What the task requires ▸ Starting from the top of the material, restate each line exactly until the line that contains "bottom += v", which is also copied. Pictures are excluded.

Data shown ▸
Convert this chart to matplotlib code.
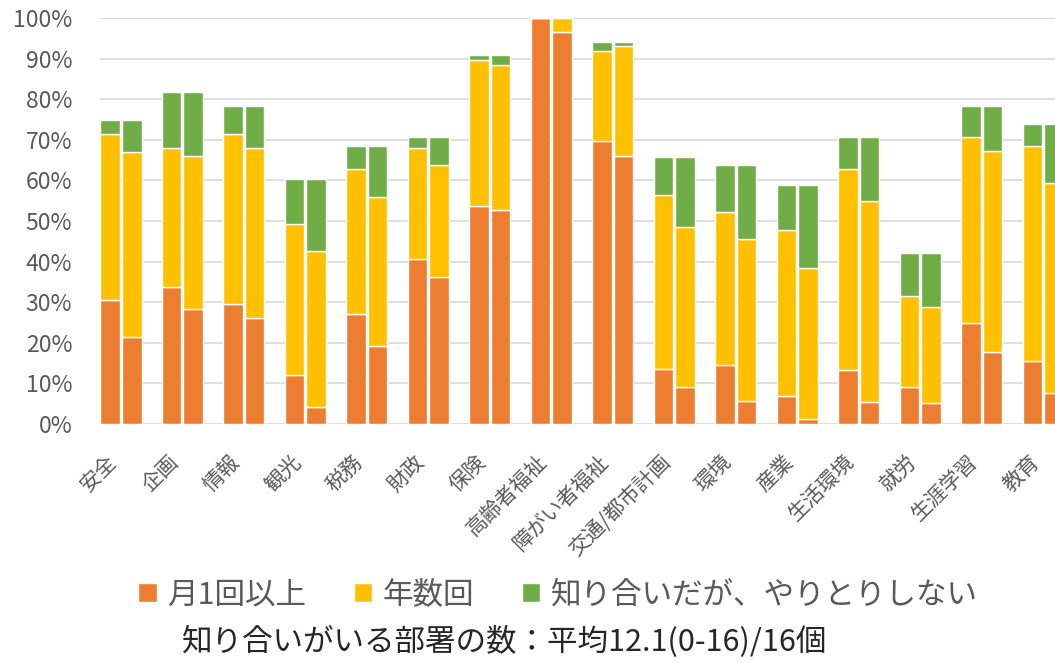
import numpy as np
import matplotlib
matplotlib.use("Agg")
import matplotlib.pyplot as plt
from matplotlib.ticker import PercentFormatter
from matplotlib.transforms import ScaledTranslation

plt.rcParams['font.family'] = ['Noto Sans CJK JP', 'DejaVu Sans']

# === Data (percent) ===
departments = ["安全", "企画", "情報", "観光", "税務", "財政", "保険", "高齢者福祉",
               "障がい者福祉", "交通/都市計画", "環境", "産業", "生活環境", "就労",
               "生涯学習", "教育"]
series_names = ["月1回以上", "年数回", "知り合いだが、やりとりしない"]

# first bar of each pair
monthly_a = [30.6, 33.8, 29.6, 12.1, 27.0, 40.6, 53.8, 100.0, 69.8, 13.6, 14.6, 6.9, 13.2, 9.0, 24.8, 15.5]
yearly_a = [40.8, 34.3, 41.8, 37.2, 35.8, 27.5, 35.8, 0.0, 22.1, 42.9, 37.5, 40.8, 49.6, 22.5, 45.9, 52.9]
known_a = [3.4, 13.6, 7.0, 11.1, 5.6, 2.5, 1.2, 0.0, 2.2, 9.3, 11.6, 11.1, 7.9, 10.6, 7.7, 5.5]

# second bar of each pair
monthly_b = [21.4, 28.3, 26.0, 4.3, 19.2, 36.2, 52.7, 96.5, 66.1, 9.0, 5.7, 1.2, 5.5, 5.1, 17.7, 7.6]
yearly_b = [45.5, 37.6, 42.1, 38.3, 36.8, 27.5, 35.8, 3.5, 26.9, 39.6, 39.8, 37.2, 49.5, 23.8, 49.5, 51.8]
known_b = [7.9, 15.8, 10.3, 17.8, 12.4, 6.9, 2.3, 0.0, 1.1, 17.2, 18.2, 20.4, 15.7, 13.2, 11.2, 14.5]

colors = ["#ED7D31", "#FFC000", "#70AD47"]
text_color = "#595959"

fig = plt.figure(figsize=(10.55, 6.63), dpi=100)
ax = fig.add_axes([100 / 1055, 239 / 663, 955 / 1055, 406 / 663])

x = np.arange(len(departments))
w = 0.32
off = 0.175

for xpos, segs in [(x - off, [monthly_a, yearly_a, known_a]),
                   (x + off, [monthly_b, yearly_b, known_b])]:
    bottom = np.zeros(len(departments))
    for vals, c, name in zip(segs, colors, series_names):
        v = np.array(vals) / 100
        ax.bar(xpos, v, w, bottom=bottom, color=c, edgecolor="white",
               linewidth=1.0, label=name if xpos[0] < 0 else None, zorder=3)
        bottom += v

ax.set_ylim(0, 1)
ax.set_xlim(-0.34, 15.19)
ax.set_yticks(np.arange(0, 1.01, 0.1))
ax.yaxis.set_major_formatter(PercentFormatter(1.0, decimals=0))
ax.grid(axis="y", color="#D9D9D9", linewidth=1.2, zorder=0)
for s in ax.spines.values():
    s.set_visible(False)
ax.tick_params(axis="both", length=0, colors=text_color)
ax.tick_params(axis="y", pad=20, labelsize=16.5)

ax.set_xticks(x)
ax.set_xticklabels(departments, rotation=45, ha="right", va="top",
                   rotation_mode="anchor", fontsize=15, color=text_color)
# nudge category labels down-left like the original
shift = ScaledTranslation(-0.15, -0.22, fig.dpi_scale_trans)
for lbl in ax.get_xticklabels():
    lbl.set_transform(lbl.get_transform() + shift)

fig.legend(loc="center", bbox_to_anchor=(558 / 1055, 1 - 595 / 663), ncol=3,
           frameon=False, fontsize=22, handlelength=0.6, handleheight=0.6,
           handletextpad=0.35, columnspacing=1.55, labelcolor=text_color)

fig.text(505 / 1055, 1 - 642 / 663, "知り合いがいる部署の数：平均12.1(0-16)/16個",
         ha="center", va="center", fontsize=22, color="#262626")

fig.savefig("out.png", dpi=100)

Reply ▸
Convert this chart to matplotlib code.
import numpy as np
import matplotlib
matplotlib.use("Agg")
import matplotlib.pyplot as plt
from matplotlib.ticker import PercentFormatter
from matplotlib.transforms import ScaledTranslation

plt.rcParams['font.family'] = ['Noto Sans CJK JP', 'DejaVu Sans']

# === Data (percent) ===
departments = ["安全", "企画", "情報", "観光", "税務", "財政", "保険", "高齢者福祉",
               "障がい者福祉", "交通/都市計画", "環境", "産業", "生活環境", "就労",
               "生涯学習", "教育"]
series_names = ["月1回以上", "年数回", "知り合いだが、やりとりしない"]

# first bar of each pair
monthly_a = [30.6, 33.8, 29.6, 12.1, 27.0, 40.6, 53.8, 100.0, 69.8, 13.6, 14.6, 6.9, 13.2, 9.0, 24.8, 15.5]
yearly_a = [40.8, 34.3, 41.8, 37.2, 35.8, 27.5, 35.8, 0.0, 22.1, 42.9, 37.5, 40.8, 49.6, 22.5, 45.9, 52.9]
known_a = [3.4, 13.6, 7.0, 11.1, 5.6, 2.5, 1.2, 0.0, 2.2, 9.3, 11.6, 11.1, 7.9, 10.6, 7.7, 5.5]

# second bar of each pair
monthly_b = [21.4, 28.3, 26.0, 4.3, 19.2, 36.2, 52.7, 96.5, 66.1, 9.0, 5.7, 1.2, 5.5, 5.1, 17.7, 7.6]
yearly_b = [45.5, 37.6, 42.1, 38.3, 36.8, 27.5, 35.8, 3.5, 26.9, 39.6, 39.8, 37.2, 49.5, 23.8, 49.5, 51.8]
known_b = [7.9, 15.8, 10.3, 17.8, 12.4, 6.9, 2.3, 0.0, 1.1, 17.2, 18.2, 20.4, 15.7, 13.2, 11.2, 14.5]

colors = ["#ED7D31", "#FFC000", "#70AD47"]
text_color = "#595959"

fig = plt.figure(figsize=(10.55, 6.63), dpi=100)
ax = fig.add_axes([100 / 1055, 239 / 663, 955 / 1055, 406 / 663])

x = np.arange(len(departments))
w = 0.32
off = 0.175

for xpos, segs in [(x - off, [monthly_a, yearly_a, known_a]),
                   (x + off, [monthly_b, yearly_b, known_b])]:
    bottom = np.zeros(len(departments))
    for vals, c, name in zip(segs, colors, series_names):
        v = np.array(vals) / 100
        ax.bar(xpos, v, w, bottom=bottom, color=c, edgecolor="white",
               linewidth=1.0, label=name if xpos[0] < 0 else None, zorder=3)
        bottom += v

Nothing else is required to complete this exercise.